As Jeff Mirza, a British Muslim comedian, suggests in the article, Muslim women in hijab do laugh. Of course they do, because Muslim women and Muslim men grew up in families, where laughter is usually part of the glue that melds family members together. But all of us choose what we laugh at. A dirty joke about a prostitute may be very funny, but it is harder to laugh when the joke is about your mother or sister and the person telling it means it. Humor has boundaries, which are tested and often transgressed, especially in satire. But boundaries are necessarily cultural and learned, which is why some jokes do not translate across languages at all.

The BBC article discusses a number of British comedians who happen to be Muslim and appeal to Muslim audiences. This is a welcome commentary. Muslims are capable of laughing at themselves, as the Canadian sit-com “Little Mosque on the Prairie” well illustrates. But like everyone else I know, not everything is funny. “Muslim audiences,” notes Jeff Mirza, “love satire and poking fun at the establishment as much as the next person. I can’t see there being a Muslim version of something like Life of Brian anytime soon.” The Life of Brian, the gospel according to irreverent and commercial Monty Python, has made lots of Christians laugh and lots of money at the same time. But this has happened in a secular context where freedom of religion includes freedom to poke fun at religion (although with limits). Devout Christians tolerate such satire, some might even find themselves laughing, but beyond the toleration there is often a sense that this is the way the world is and such films prove that the world is going to hell. Muslims in secular states, Denmark for example, react the same. The newspaper that published the cartoons could do so legally, but the issue then becomes one of propriety. Was it a nasty thing to do? Does it point out a foible or is it simply an act of hate? Is drawing the Prophet Muhammad as a terrorist with a bomb in his turban like a chorus line of Gestapo agents singing “Springtime for Hitler” or more like a swatstika painted on a synagogue wall? For most people, only one of the above can be funny.

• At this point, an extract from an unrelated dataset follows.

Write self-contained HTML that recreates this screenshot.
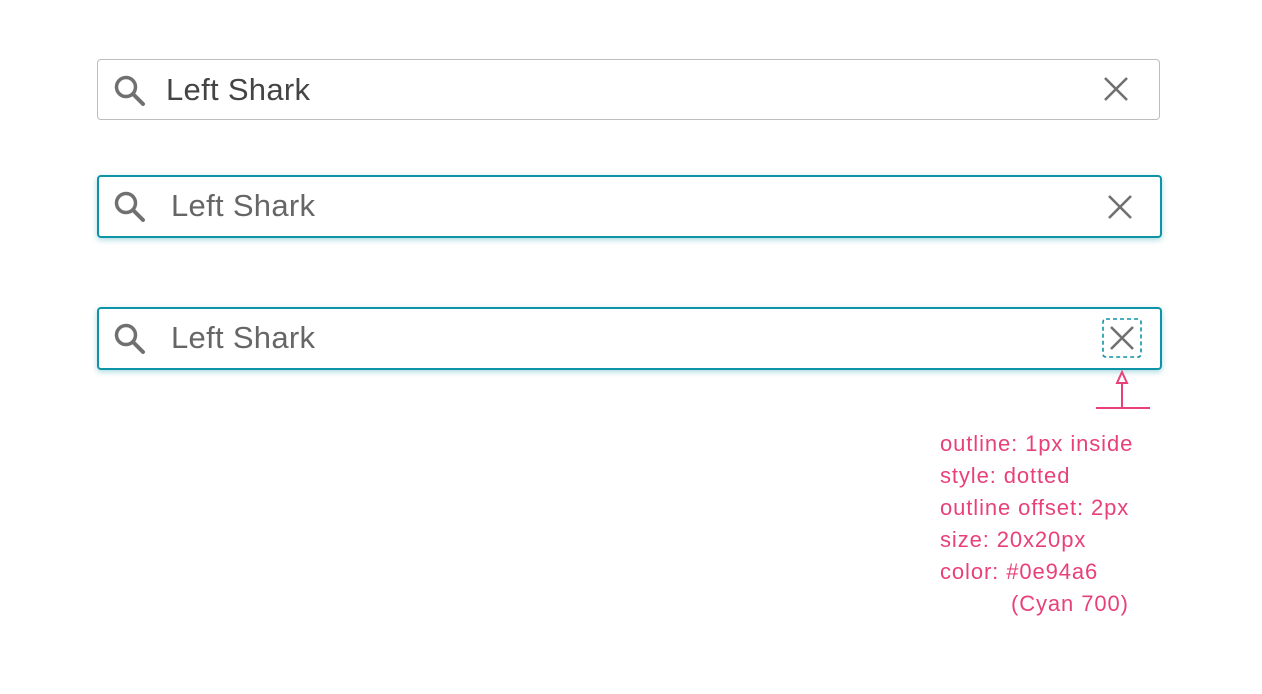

Comedian Mirza is right that some topics are taboo for the majority of Muslims. This is the will of the majority, though, not a small elite dictating what people must do. Love for the Prophet Muhammad is part of individual devotion, not an idea that is coerced overtly. But Mirza is wrong about the lack of Life of Brian humor among Muslims. Salman Rushdie’s acclaimed Satanic Verses is certainly at the same level of satire as Monty Python, even if it does not explode across the screen. In both cases the basic elements of humor, especially sarcasm and intentionally unsettling language, are played to the hilt. I doubt Monty Python was making a theological statement any more than Mel Brooks in The Producers. But Rushdie, born and raised as Muslim, is clearly exposing himself to the claim of apostasy, which still has a powerful hold in many Muslim communities. Had a Christian Rushdie done the same to Jesus in the 15th century, he would have been burnt at the stake by the church. While Christendom no longer has an overt political power to burn heretics, witches and Bible translators, it does not mean that Christians do not object to scandalous depictions of heroes of their faith. The secular nation state mandates tolerance, a turn-the-other-channel form of dealing with cheeky attacks on the faith. But don’t burn the flag and don’t make fun of the dictator.

Muslim comedians can thrive in secular contexts, even if they only appeal to fellow Muslims and are careful not to step on too many toes. Muslims outside strict regimes can laugh to their heart’s content. But in societies were Islamic law still carries political weight, such as Iran and Saudi Arabia, comedy as satire is almost by definition seen as haram. Not surprisingly the forums for public humor are more limited, films and novels are heavily censored and comedy is driven underground. But it does not disappear. In those areas where certain jokes are frowned upon, a pragmatic person chooses what to laugh at. For a Muslim in Gaza, life is no joke, although humor thrives in everyday life. For a Muslim in Baghdad with the wrong kind of Muslim name, sectarian violence is no joke, although humor thrives in everyday strife. Don’t worry about humor as part of religion, consider what it means to survive in a world when you do not laugh at the same things someone else does. There are times when life is not a laughing matter.